** Description of the task **
Using the records below, locate all lines containing "Output" and return them.

** Data shown **
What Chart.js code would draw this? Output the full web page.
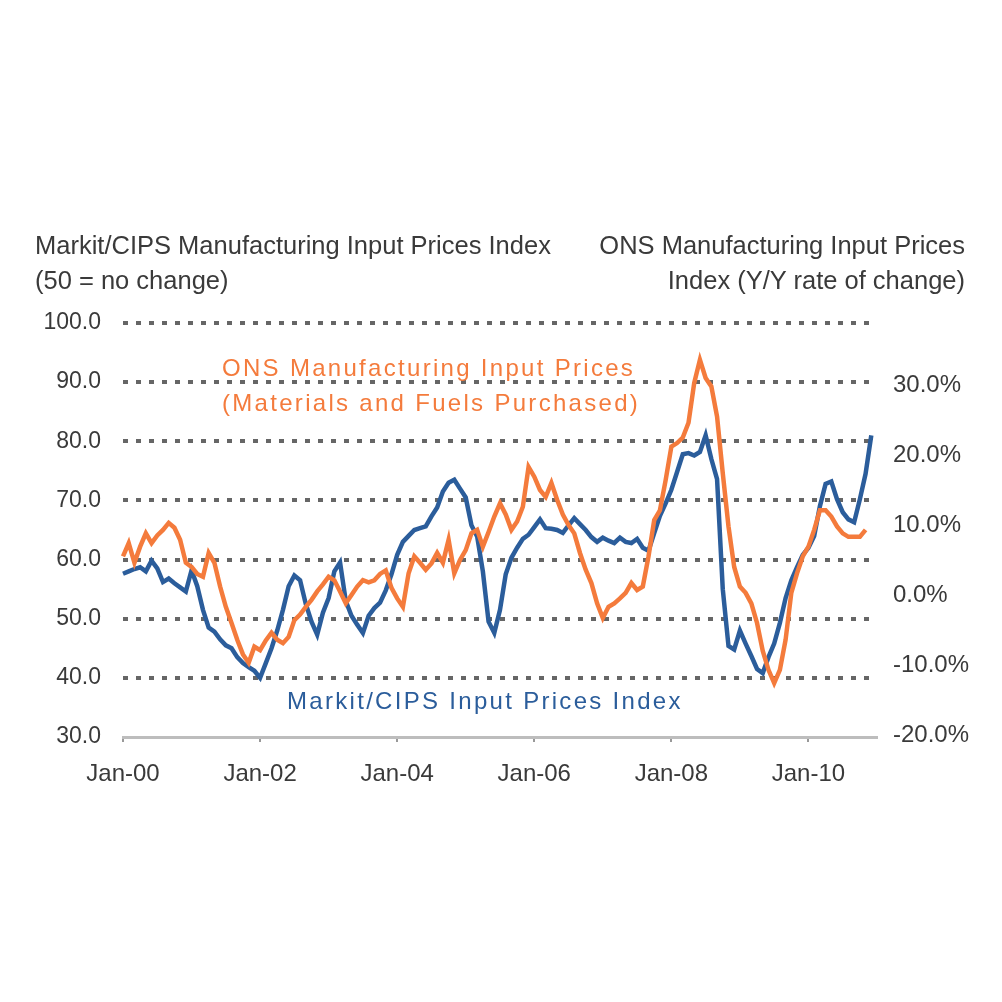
<!DOCTYPE html>
<html>
<head>
<meta charset="utf-8">
<script src="https://cdn.jsdelivr.net/npm/chart.js@4.4.1/dist/chart.umd.min.js"></script>
<style>
  html, body { margin: 0; padding: 0; background: #fff; }
  #wrap { position: relative; width: 1002px; height: 1002px; font-family: "Liberation Sans", Arial, sans-serif; }
  #chart { position: absolute; left: 0; top: 0; }
  .note { position: absolute; white-space: nowrap; }
  .title { color: #3a3a3a; font-size: 25.5px; line-height: 35px; }
  .series { font-size: 24px; line-height: 35px; letter-spacing: 2.3px; }
</style>
</head>
<body>
<div id="wrap">
  <canvas id="chart" width="1002" height="1002"></canvas>
  <div class="note title" style="left:35px; top:228px;">Markit/CIPS Manufacturing Input Prices Index<br>(50 = no change)</div>
  <div class="note title" style="right:37px; top:228px; text-align:right;">ONS Manufacturing Input Prices<br>Index (Y/Y rate of change)</div>
  <div class="note series" style="left:222px; top:350px; color:#f47b3c;">ONS Manufacturing Input Prices<br>(Materials and Fuels Purchased)</div>
  <div class="note series" style="left:287px; top:683px; color:#2b5d9b;">Markit/CIPS Input Prices Index</div>
</div>
<script>
// month categories, Jan-00 .. Jan-11
const monthNames = ["Jan", "Feb", "Mar", "Apr", "May", "Jun", "Jul", "Aug", "Sep", "Oct", "Nov", "Dec"];
const months = [];
for (let y = 0; y <= 11; y++) {
    for (let m = 0; m < 12; m++) {
        if (y === 11 && m > 0) break;
        months.push(monthNames[m] + "-" + String(y).padStart(2, "0"));
    }
}

// tick labels shown on the x axis
const xTickLabels = ["Jan-00", "Jan-02", "Jan-04", "Jan-06", "Jan-08", "Jan-10"];
const leftTicks = [30, 40, 50, 60, 70, 80, 90, 100];
const rightTicks = [-20, -10, 0, 10, 20, 30];

// Markit/CIPS input prices index (left axis), monthly from Jan-00
const cipsInput = [
    57.6, 58.0, 58.4, 58.7, 58.0, 59.8, 58.5, 56.2, 56.8, 56.0, 55.3, 54.6,
    58.2, 55.5, 51.5, 48.5, 47.8, 46.5, 45.5, 45.0, 43.5, 42.5, 41.8, 41.2,
    40.0, 42.5, 45.0, 48.0, 51.5, 55.5, 57.3, 56.5, 52.5, 49.5, 47.3, 51.0,
    53.5, 58.0, 59.5, 53.0, 50.5, 49.0, 47.6, 50.5, 51.8, 52.7, 54.8, 57.5,
    60.8, 63.0, 64.0, 65.0, 65.3, 65.6, 67.3, 68.8, 71.5, 73.0, 73.5, 72.0,
    70.5, 65.8, 63.9, 58.0, 49.5, 47.6, 51.5, 57.5, 60.3, 62.0, 63.5, 64.2,
    65.5, 66.8, 65.3, 65.2, 65.0, 64.5, 65.8, 67.0, 66.0, 65.0, 63.8, 63.0,
    63.7, 63.2, 62.8, 63.7, 63.0, 62.8, 63.5, 62.0, 61.5, 64.5, 67.4, 69.5,
    71.8, 74.8, 77.8, 78.0, 77.6, 78.2, 81.0, 77.0, 73.6, 55.0, 45.4, 44.8,
    48.0, 45.8, 43.7, 41.5, 40.8, 43.5, 45.8, 49.3, 53.5, 56.5, 58.7, 60.8,
    62.0, 64.0, 69.0, 72.8, 73.2, 70.2, 68.0, 66.8, 66.3, 70.2, 74.5, 81.0
];

// ONS input prices, y/y % change (right axis)
const onsInput = [
    5.5, 7.4, 4.6, 6.9, 8.8, 7.4, 8.5, 9.3, 10.3, 9.6, 7.9, 4.6,
    4.0, 3.0, 2.6, 6.0, 4.6, 1.2, -1.7, -4.0, -6.4, -8.5, -9.7, -7.4,
    -7.9, -6.5, -5.4, -6.4, -6.9, -6.0, -3.6, -2.8, -1.7, -0.7, 0.5, 1.5,
    2.6, 2.1, 0.5, -1.2, 0.0, 1.2, 2.1, 1.8, 2.1, 3.0, 3.5, 1.0,
    -0.5, -1.7, 3.1, 5.5, 4.6, 3.6, 4.5, 6.0, 4.6, 7.9, 3.1, 5.0,
    6.4, 8.8, 9.3, 6.9, 9.0, 11.2, 13.1, 11.5, 9.3, 10.5, 12.6, 18.3,
    16.9, 15.0, 14.0, 16.0, 13.6, 11.5, 10.0, 8.8, 6.0, 3.6, 1.7, -1.2,
    -3.3, -1.7, -1.2, -0.5, 0.3, 1.7, 0.7, 1.2, 5.5, 10.7, 12.1, 16.4,
    21.2, 21.7, 22.5, 24.6, 30.3, 33.6, 31.0, 29.8, 25.5, 17.4, 9.8, 4.0,
    1.2, 0.3, -1.2, -4.0, -8.0, -10.7, -12.6, -10.7, -6.4, 0.3, 3.1, 5.5,
    6.9, 9.3, 12.1, 12.1, 11.2, 9.8, 8.8, 8.3, 8.3, 8.3, 9.3
];

const tickColor = "#3a3a3a";

function renderChart() {
    const ctx = document.getElementById("chart").getContext("2d");
    new Chart(ctx, {
        type: "line",
        data: {
            labels: months,
            datasets: [
                {
                    label: "ONS Manufacturing Input Prices",
                    data: onsInput,
                    yAxisID: "yRight",
                    borderColor: "#f47b3c",
                    borderWidth: 4.5,
                    pointRadius: 0,
                    tension: 0
                },
                {
                    label: "Markit/CIPS Input Prices Index",
                    data: cipsInput,
                    yAxisID: "yLeft",
                    borderColor: "#2b5d9b",
                    borderWidth: 4.5,
                    pointRadius: 0,
                    tension: 0
                }
            ]
        },
        options: {
            responsive: false,
            animation: false,
            layout: { padding: { top: 323, left: 0, right: 0, bottom: 0 } },
            plugins: {
                legend: { display: false },
                tooltip: { enabled: false }
            },
            scales: {
                x: {
                    type: "category",
                    offset: false,
                    afterFit: (scale) => { scale.height = 265; },
                    afterBuildTicks: (scale) => {
                        scale.ticks = scale.ticks.filter(t => xTickLabels.includes(months[t.value]));
                    },
                    ticks: {
                        autoSkip: false,
                        maxRotation: 0,
                        padding: 18,
                        color: tickColor,
                        font: { family: "Liberation Sans", size: 24 },
                        callback: function (value) { return months[value]; }
                    },
                    grid: {
                        drawOnChartArea: false,
                        drawTicks: true,
                        tickLength: 5,
                        color: "#999",
                        lineWidth: 2
                    },
                    border: { display: true, color: "#bdbdbd", width: 3 }
                },
                yLeft: {
                    position: "left",
                    min: 30,
                    max: 100,
                    afterFit: (scale) => { scale.width = 123; },
                    afterBuildTicks: (scale) => {
                        scale.ticks = leftTicks.map(v => ({ value: v }));
                    },
                    ticks: {
                        padding: 22,
                        color: tickColor,
                        font: { family: "Liberation Sans", size: 23 },
                        callback: (v) => v.toFixed(1)
                    },
                    grid: {
                        drawTicks: false,
                        color: (c) => c.tick.value === 30 ? "rgba(0,0,0,0)" : "#666",
                        lineWidth: 4
                    },
                    border: { display: false, dash: [5, 8] }
                },
                yRight: {
                    position: "right",
                    min: -20.3,
                    max: 38.86,
                    afterFit: (scale) => { scale.width = 125; },
                    afterBuildTicks: (scale) => {
                        scale.ticks = rightTicks.map(v => ({ value: v }));
                    },
                    ticks: {
                        padding: 16,
                        color: tickColor,
                        font: { family: "Liberation Sans", size: 24 },
                        callback: (v) => v.toFixed(1) + "%"
                    },
                    grid: { display: false, drawTicks: false },
                    border: { display: false }
                }
            }
        }
    });
}

document.addEventListener("DOMContentLoaded", () => {
    renderChart();
});
</script>
</body>
</html>
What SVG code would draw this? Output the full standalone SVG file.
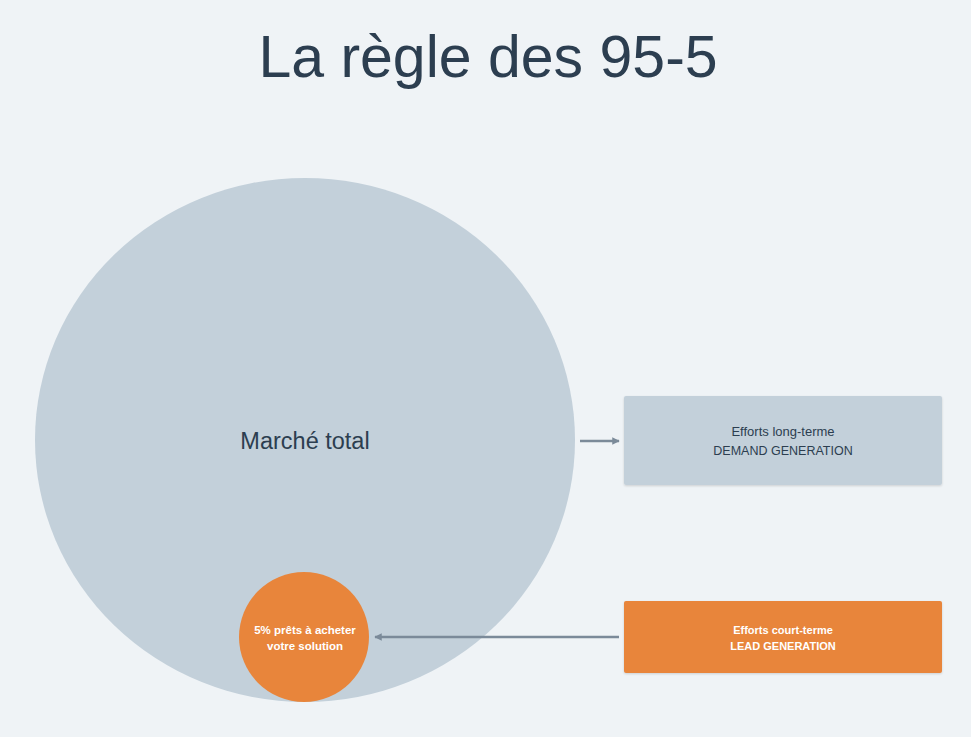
<svg xmlns="http://www.w3.org/2000/svg" width="971" height="737" viewBox="0 0 971 737">
<defs>
<style>
.t{font-family:"Liberation Sans","DejaVu Sans",sans-serif;text-anchor:middle}
.dark{fill:#2c3e50}
.white{fill:#ffffff;font-weight:bold}
.conn{stroke:#7b8a99;stroke-width:2.5;fill:none}
</style>
<marker id="ah" viewBox="0 0 10 10" refX="9" refY="5" markerWidth="3" markerHeight="3" orient="auto-start-reverse">
<path d="M0,0 L10,5 L0,10 z" fill="#7b8a99"/>
</marker>
<filter id="sh" x="-5%" y="-5%" width="110%" height="115%">
<feDropShadow dx="0" dy="1" stdDeviation="1" flood-color="#000" flood-opacity="0.15"/>
</filter>
</defs>
<rect width="971" height="737" fill="#eff3f6"/>
<text class="t dark" x="488" y="77" font-size="59">La règle des 95-5</text>
<g id="marche-total">
<ellipse cx="305" cy="440" rx="270" ry="262" fill="#c3d0da"/>
<text class="t dark" x="305" y="449" font-size="23.5">Marché total</text>
</g>
<g id="cinq-pourcent">
<circle cx="304" cy="637" r="65" fill="#e8853b"/>
<text class="t white" x="305" y="634" font-size="11.5">5% prêts à acheter</text>
<text class="t white" x="305" y="650" font-size="11.5">votre solution</text>
</g>
<g id="demand-gen">
<rect x="624" y="396" width="318" height="89" rx="2" fill="#c3d0da" filter="url(#sh)"/>
<text class="t dark" x="783" y="436" font-size="13">Efforts long-terme</text>
<text class="t dark" x="783" y="455" font-size="12.5">DEMAND GENERATION</text>
</g>
<g id="lead-gen">
<rect x="624" y="601" width="318" height="72" rx="2" fill="#e8853b" filter="url(#sh)"/>
<text class="t white" x="783" y="634" font-size="11">Efforts court-terme</text>
<text class="t white" x="783" y="650" font-size="11">LEAD GENERATION</text>
</g>
<g id="connectors">
<line class="conn" x1="580" y1="441" x2="619" y2="441" marker-end="url(#ah)"/>
<line class="conn" x1="619" y1="637" x2="375" y2="637" marker-end="url(#ah)"/>
</g>
</svg>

** Response to the exercise **
What Chart.js code would draw this? Output the full web page.
What SVG code would draw this? Output the full standalone SVG file.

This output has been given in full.